I didn't know that this box-of-stuff-that-kids-play-in is called a "sensory table", which has led to all sorts of cool google searches and discoveries. We have plans to expand in the playroom. Or rather, Safiya has plans :) So that I could have a quick shower, I threw Safiya some duct tape and toilet paper rolls and when I got out they were still at it:

Which is fantastic. I have to do a whole other post on having kids with a six year age gap. It's interesting and sometimes, well, perplexing, knowing whether to leave something or push it when it comes to how they relate to each other. They relate to each other particularly fine when it comes to cookies:

She makes, he eats. I found decapitated bunnies all over the house later, because really, why finish a cookie when you can just get your next bite from a new and exciting fresh one? Safiya is intent on bringing a whole bunch of baked goods to my Mom's for Easter, so we're freezing these ahead. The shapes make me smile, and I'm glad we found them. I'm just discovering that cookies in fun shapes taste better. It's true.

So beads, cookies, some phone calls, a hurried lunch, and then off to my dentist appointment. Zinadine fell asleep on the subway, so I had to carry him (snow + 40-odd-lbs of sleeping boy = realisation of age) and half-way across the cross-walk on a busy street he woke up suddenly and said  "My boot!" We went back to retrieve said boot, and finally made it to the dentist.

Boots and snow.
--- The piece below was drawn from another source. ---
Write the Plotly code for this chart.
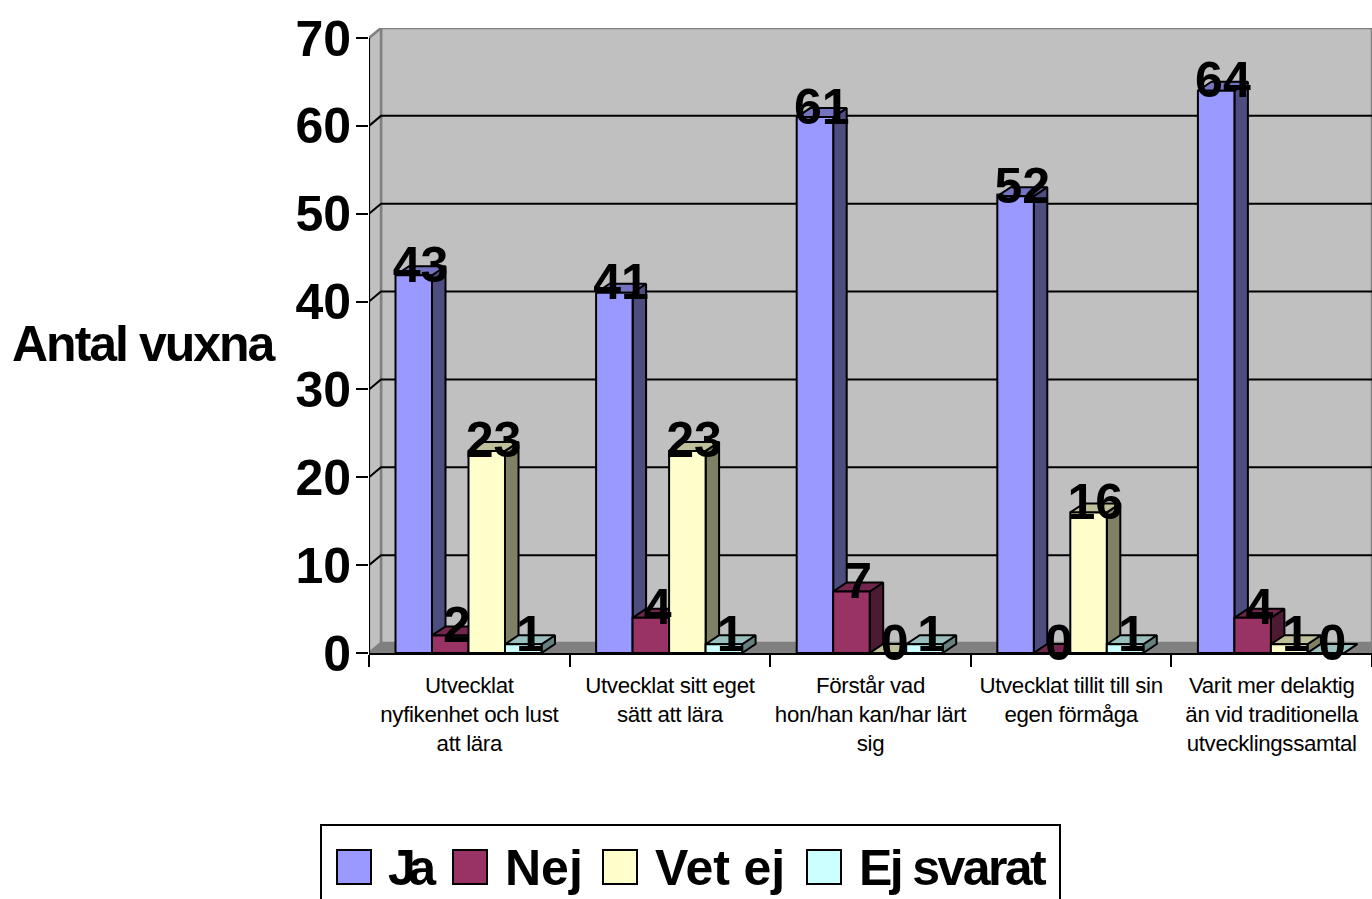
import plotly.graph_objects as go

categories = [
    "Utvecklat<br>nyfikenhet och lust<br>att lära",
    "Utvecklat sitt eget<br>sätt att lära",
    "Förstår vad<br>hon/han kan/har lärt<br>sig",
    "Utvecklat tillit till sin<br>egen förmåga",
    "Varit mer delaktig<br>än vid traditionella<br>utvecklingssamtal",
]
ja = [43, 41, 61, 52, 64]
nej = [2, 4, 7, 0, 4]
vet_ej = [23, 23, 0, 16, 1]
ej_svarat = [1, 1, 1, 1, 0]
y_ticks = [0, 10, 20, 30, 40, 50, 60, 70]

series = [
    ("Ja", ja, "#9999FF", "#7373BF", "#4D4D80"),
    ("Nej", nej, "#993366", "#73264D", "#4D1A33"),
    ("Vet ej", vet_ej, "#FFFFCC", "#BFBF99", "#808066"),
    ("Ej svarat", ej_svarat, "#CCFFFF", "#99BFBF", "#668080"),
]

# plot-area geometry in page pixels
PL, PR, PT, PB = 369, 1372, 38, 653
CAT_PX = (PR - PL) / 5
VAL_PX = (PB - PT) / 70
WALL_DX, WALL_DY = 12 / CAT_PX, 10 / VAL_PX
BAR_DX, BAR_DY = 13.5 / CAT_PX, 9 / VAL_PX
GROUP_OFF, BAR_W = 26.5 / CAT_PX, 36.5 / CAT_PX
TOP = 70 + WALL_DY
FONT = "Liberation Sans, Arial, sans-serif"


def xp(px):
    return (px - PL) / (PR - PL)


def yp(py):
    return (PB - py) / (PB - (PT - 10))


def tight(label, spacing):
    lines = label.split("<br>")
    return "<br>".join(f'<span style="letter-spacing:{spacing}px">{s}</span>' for s in lines)


fig = go.Figure()


def poly(xs, ys, fill, line, width=2, axes=("x", "y")):
    fig.add_trace(go.Scatter(
        x=xs, y=ys, mode="lines", fill="toself", fillcolor=fill,
        line=dict(color=line, width=width), showlegend=False,
        hoverinfo="skip", cliponaxis=False, xaxis=axes[0], yaxis=axes[1],
    ))


# walls and floor
poly([WALL_DX, 5, 5, WALL_DX, WALL_DX], [WALL_DY, WALL_DY, TOP, TOP, WALL_DY], "#C0C0C0", "#808080", 2.5)
poly([0, WALL_DX, WALL_DX, 0, 0], [0, WALL_DY, TOP, 70, 0], "#C0C0C0", "#808080", 2.5)
poly([0, WALL_DX, 5, 5, 0], [0, WALL_DY, WALL_DY, 0, 0], "#808080", "#808080", 1)

# gridlines on side and back walls
gx, gy = [], []
for v in y_ticks[1:-1]:
    gx += [0, WALL_DX, 5, None]
    gy += [v, v + WALL_DY, v + WALL_DY, None]
fig.add_trace(go.Scatter(x=gx, y=gy, mode="lines", line=dict(color="black", width=2),
                         showlegend=False, hoverinfo="skip", cliponaxis=False))
# value-axis line, stopping at the top tick
fig.add_trace(go.Scatter(x=[0, 0], y=[0, 70], mode="lines", line=dict(color="black", width=2),
                         showlegend=False, hoverinfo="skip", cliponaxis=False))

# side and top faces, left to right
for c in range(5):
    for k, (name, vals, col, topc, sidec) in enumerate(series):
        v = vals[c]
        l = c + GROUP_OFF + k * BAR_W
        r = l + BAR_W
        poly([r, r + BAR_DX, r + BAR_DX, r, r], [0, BAR_DY, v + BAR_DY, v, 0], sidec, "black", 2, ("x2", "y2"))
        poly([l, l + BAR_DX, r + BAR_DX, r, l], [v, v + BAR_DY, v + BAR_DY, v, v], topc, "black", 2, ("x2", "y2"))

# front faces
for k, (name, vals, col, topc, sidec) in enumerate(series):
    fig.add_trace(go.Bar(
        name=name, x=[c + GROUP_OFF + (k + 0.5) * BAR_W for c in range(5)], y=vals,
        width=BAR_W, marker=dict(color=col, line=dict(color="black", width=2)),
        showlegend=False, cliponaxis=False, xaxis="x3", yaxis="y3",
    ))

# value labels
for k, (name, vals, col, topc, sidec) in enumerate(series):
    fig.add_trace(go.Scatter(
        x=[c + GROUP_OFF + (k + 0.5) * BAR_W + BAR_DX / 2 for c in range(5)],
        y=[v + BAR_DY - 3 / VAL_PX for v in vals], mode="text", text=[str(v) for v in vals],
        textposition="middle center",
        textfont=dict(family=FONT, size=50, color="black", weight="bold"),
        showlegend=False, hoverinfo="skip", cliponaxis=False, xaxis="x3", yaxis="y3",
    ))

# legend drawn to scale, its box running past the page bottom as in the source
shapes = [dict(type="rect", xref="paper", yref="paper", x0=xp(321), x1=xp(1060), y0=yp(960), y1=yp(825),
               fillcolor="white", line=dict(color="black", width=2), layer="above")]
annotations = [dict(text='<span style="letter-spacing:-2px">Antal vuxna</span>', xref="paper", yref="paper",
                    x=xp(144), y=yp(344), xanchor="center", yanchor="middle", showarrow=False,
                    font=dict(family=FONT, size=50, color="black", weight="bold"))]
legend_pos = [(337, 386, -7.5), (453, 503, 0), (603, 653, -0.1), (807, 857, -2.6)]
for (name, vals, col, topc, sidec), (sx, tx, sp) in zip(series, legend_pos):
    shapes.append(dict(type="rect", xref="paper", yref="paper", x0=xp(sx), x1=xp(sx + 34), y0=yp(884), y1=yp(850),
                       fillcolor=col, line=dict(color="black", width=2), layer="above"))
    annotations.append(dict(text=f'<span style="letter-spacing:{sp}px">{name}</span>', xref="paper", yref="paper",
                            x=xp(tx), y=yp(868), xanchor="left", yanchor="middle", showarrow=False,
                            font=dict(family=FONT, size=50, color="black", weight="bold")))

fig.update_layout(
    width=1372, height=899, margin=dict(l=PL, r=1372 - PR, t=PT - 10, b=899 - PB, pad=0),
    paper_bgcolor="white", plot_bgcolor="rgba(0,0,0,0)", barmode="overlay", showlegend=False,
    font=dict(family=FONT), shapes=shapes, annotations=annotations,
    xaxis=dict(range=[0, 5], tickvals=[0, 1, 2, 3, 4, 5], showticklabels=False, ticks="outside", ticklen=12,
               tickwidth=2, tickcolor="black", showline=True, linecolor="black", linewidth=2, showgrid=False,
               zeroline=False),
    yaxis=dict(range=[0, TOP], tickvals=y_ticks, ticks="outside", ticklen=12, tickwidth=2, tickcolor="black",
               showline=False, showgrid=False, zeroline=False, ticklabelstandoff=-5,
               tickfont=dict(family=FONT, size=50, color="black", weight="bold")),
    xaxis2=dict(range=[0, 5], overlaying="x", visible=False),
    yaxis2=dict(range=[0, TOP], overlaying="y", visible=False),
    xaxis3=dict(range=[0, 5], overlaying="x", tickvals=[c + 0.5 for c in range(5)],
                ticktext=[tight(s, -0.35) for s in categories],
                tickangle=0, ticks="", showline=False, showgrid=False, zeroline=False,
                ticklabelstandoff=17, tickfont=dict(family=FONT, size=22.3, color="black")),
    yaxis3=dict(range=[0, TOP], overlaying="y", visible=False),
)
fig.write_html("out.html", config=dict(displayModeBar=False), post_script="document.body.style.margin='0';")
Because after the morning sunshine this is what our second day of spring looked like:

I like the hopeful picture left by one of Safiya's friends. So, boots, snow, dentist (I love going to the dentist because I can't possibly be doing anything else at the time, although my dentist likes to regale people with the story of the time I was getting my teeth cleaned, breastfeeding an unhappy Zinadine, and helping Safiya spell something, all. at the. same. time! :) The dental hygienist was quite happy to have Safiya around to chat with.
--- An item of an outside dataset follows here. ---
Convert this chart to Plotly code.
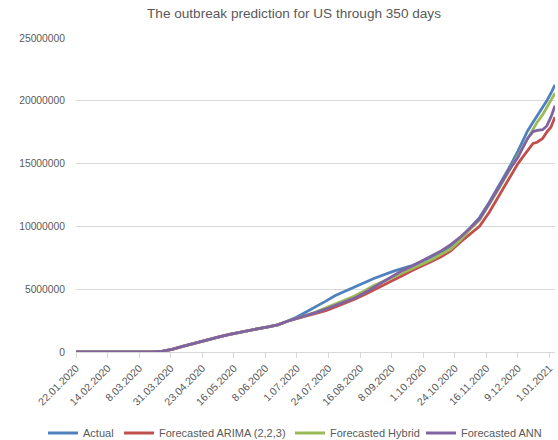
import plotly.graph_objects as go

dates = [
    "2020-01-22", "2020-01-29", "2020-02-05", "2020-02-12", "2020-02-19", "2020-02-26",
    "2020-03-04", "2020-03-11", "2020-03-18", "2020-03-25", "2020-04-01", "2020-04-08",
    "2020-04-15", "2020-04-22", "2020-04-29", "2020-05-06", "2020-05-13", "2020-05-20",
    "2020-05-27", "2020-06-03", "2020-06-10", "2020-06-17", "2020-06-24", "2020-07-01",
    "2020-07-08", "2020-07-15", "2020-07-22", "2020-07-29", "2020-08-05", "2020-08-12",
    "2020-08-19", "2020-08-26", "2020-09-02", "2020-09-09", "2020-09-16", "2020-09-23",
    "2020-09-30", "2020-10-07", "2020-10-14", "2020-10-21", "2020-10-28", "2020-11-04",
    "2020-11-11", "2020-11-18", "2020-11-25", "2020-12-02", "2020-12-09", "2020-12-13",
    "2020-12-16", "2020-12-20", "2020-12-23", "2020-12-27", "2020-12-30", "2021-01-02",
    "2021-01-05",
]

early = [1, 5, 12, 13, 15, 60, 150, 1300, 9400, 66000, 215000, 430000, 640000, 840000,
         1040000, 1230000, 1400000, 1570000, 1710000, 1860000, 2000000, 2160000, 2450000]

actual = early + [
    2780000, 3200000, 3600000, 4050000, 4500000, 4850000, 5220000, 5520000, 5850000,
    6150000, 6420000, 6660000, 6880000, 7200000, 7550000, 7950000, 8330000, 9000000,
    9850000, 10700000, 11900000, 13200000, 14550000, 16000000, 16950000, 17600000,
    18300000, 18800000, 19500000, 20000000, 20600000, 21260000,
]

arima = early + [
    2650000, 2850000, 3050000, 3300000, 3580000, 3880000, 4200000, 4550000, 4950000,
    5300000, 5700000, 6100000, 6480000, 6870000, 7200000, 7580000, 8050000, 8750000,
    9400000, 10000000, 11100000, 12400000, 13800000, 15000000, 15600000, 16000000,
    16600000, 16700000, 17000000, 17500000, 17900000, 18700000,
]

hybrid = early + [
    2660000, 2920000, 3200000, 3500000, 3820000, 4150000, 4450000, 4850000, 5300000,
    5620000, 5950000, 6260000, 6600000, 6980000, 7350000, 7750000, 8200000, 8900000,
    9750000, 10500000, 11700000, 13000000, 14300000, 15600000, 16400000, 17000000,
    17700000, 18300000, 18900000, 19500000, 20000000, 20600000,
]

ann = early + [
    2670000, 2900000, 3150000, 3420000, 3720000, 4000000, 4300000, 4700000, 5150000,
    5650000, 6100000, 6500000, 6850000, 7250000, 7620000, 8050000, 8550000, 9150000,
    9850000, 10600000, 11800000, 13100000, 14400000, 15500000, 16300000, 17000000,
    17550000, 17650000, 17700000, 18000000, 18700000, 19600000,
]

tick_dates = [
    "2020-01-22", "2020-02-14", "2020-03-08", "2020-03-31", "2020-04-23", "2020-05-16",
    "2020-06-08", "2020-07-01", "2020-07-24", "2020-08-16", "2020-09-08", "2020-10-01",
    "2020-10-24", "2020-11-16", "2020-12-09", "2021-01-01",
]
tick_labels = [
    "22.01.2020", "14.02.2020", "8.03.2020", "31.03.2020", "23.04.2020", "16.05.2020",
    "8.06.2020", "1.07.2020", "24.07.2020", "16.08.2020", "8.09.2020", "1.10.2020",
    "24.10.2020", "16.11.2020", "9.12.2020", "1.01.2021",
]

series = [
    ("Actual", actual, "#4F81BD"),
    ("Forecasted ARIMA (2,2,3)", arima, "#C0504D"),
    ("Forecasted Hybrid", hybrid, "#9BBB59"),
    ("Forecasted ANN", ann, "#8064A2"),
]

W, H = 558, 440
legend_ids = ["legend", "legend2", "legend3", "legend4"]
legend_px = [43, 119, 290, 421]  # left edge of each legend entry (px)

fig = go.Figure()
for (name, vals, color), lid in zip(series, legend_ids):
    fig.add_trace(go.Scatter(x=dates, y=vals, mode="lines", name=name, legend=lid,
                             line=dict(color=color, width=2.8)))

font_family = "Liberation Sans, Arial, sans-serif"
legend_common = dict(orientation="h", xref="container", yref="container",
                     xanchor="left", yanchor="middle", y=1 - 433 / H,
                     font=dict(size=11, color="#595959"), itemwidth=30,
                     bgcolor="rgba(0,0,0,0)", borderwidth=0)
legends = {lid: dict(legend_common, x=px / W) for lid, px in zip(legend_ids, legend_px)}

fig.update_layout(
    width=W, height=H,
    margin=dict(l=76, r=3, t=38, b=88, autoexpand=False),
    paper_bgcolor="white", plot_bgcolor="white",
    font=dict(family=font_family, color="#595959", size=11),
    title=dict(text="The outbreak prediction for US through 350 days",
               x=294 / W, xanchor="center", y=1 - 13 / H, yanchor="middle",
               xref="container", yref="container",
               font=dict(size=13.6, color="#595959")),
    showlegend=True,
    **legends,
)
fig.update_xaxes(
    type="date", range=["2020-01-22", "2021-01-05"], automargin=False,
    tickmode="array", tickvals=tick_dates, ticktext=tick_labels,
    tickangle=-45, showgrid=False, showline=True, linecolor="#D9D9D9", linewidth=1,
    ticks="outside", ticklen=5, tickcolor="#D9D9D9", tickfont=dict(size=10.5),
    zeroline=False,
)
fig.update_yaxes(
    range=[0, 25000000], dtick=5000000, tickformat="d", automargin=False,
    showgrid=True, gridcolor="#D9D9D9", gridwidth=1, zeroline=False,
    showline=False, ticks="", ticklabelstandoff=10, tickfont=dict(size=10.3),
)

fig.write_html("out.html", config={"displayModeBar": False},
               post_script="document.body.style.margin='0';document.body.style.padding='0';")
Mr. S. met us there after work, we trekked back home as even more snow came blowing down, split up to do banking and pick up Ethiopian food (Mr. S. and Safiya), and start to clean the house (me and Zinadine. well, just me, really). And then the day petered out with dinner, dishes, discussion, bath, and people getting delirious with non-sleep (all of us). And now it's late and everyone's asleep except me, so off I go...

I don't often do a "day-in-the-life-of" but today seemed just like the right day, so there you go. Happy Second Day of Spring!

Monday, 18 March 2013

Falling Down the Rabbit Hole (and Late for the Party)


I resisted for as long as I could. How could I, a fairly reasonable and responsible person, wade knowingly into dangerous waters? Not even to rescue someone.

Perhaps just for the sheer pleasure of it. Now I have to take back all the snark ("Pinterest? Yeah, I took a look, but how many pictures of dogs, ways to do your hair, and inspirational quotes do you really need in one day?") and humbly say that actually, I'm finding it pretty useful. (Anyway, I was just being snarky 'cause I figured it would be bad for me - as in a black hole of time-suck. When insecure, cover up with snark; it's a great plan.)

I blame my garden. Or lack thereof. Being a complete newbie and wanting to plant a whole bunch this spring and not really knowing what the plants I wanted look like. Well, Pinterest knows. Or rather, all you people over there do, and it's so nice and visual.

Our computer broke a while ago (we've just replaced it) and so went all my bookmarks. It made me realise two things. One: broken computers are a lovely respite from it all. For two weeks I didn't miss it in the least. Two: I didn't need any of my bookmarks. Isn't that slightly crazy? I was stunned. I would have sworn up and down that it was all so important. So, maybe I should live it instead of just saving it for later. When's later?

So, in the spirit of the old dog and her new tricks, I'm actually trying to do/make something every day from the things I've pinned. What the point otherwise? (See what I did there....the in the point of the pin? ha!...I need more sleep.)

p.s. all the pics above are from my boards...still a little rusty at getting things connected over here. but there's a link on the side there if you want to take a gander...

Friday, 15 March 2013

It was bound to happen.

Zinadine and I were reading a calm, lovely, baby animal book that ended with a little person-baby going to sleep, and as I nuzzled that milkweed-down hair of his and said, "Just like my baby. Just like you're my baby", he suddenly straightened up and looked me directly in the eye, and said simply...

"no. i'm  big."

and that was that.

Because he is big. With his fuzzy hair, impish grin and wee legs he jumps big, laughs big, talks big, and loves big.

And all of the sudden things are going so fast, even though they always were. And I wish I remembered more, wish I paid attention more, slowed down more. I feel like the something that's slipping isn't going away, but sliding, changing, moving somewhere else, somewhere over there.

And over there has ripped jeans not from falling in the playground, competent hands, amazing homemade-cupcake-making-ability, time needed on her own to recharge, time in the morning spent getting ready, a pressing need for independence, neatly folded clothes, messy playroom, hours spent reading, painting, questions and hopes and anxieties.

They are so good - they are the good, you know?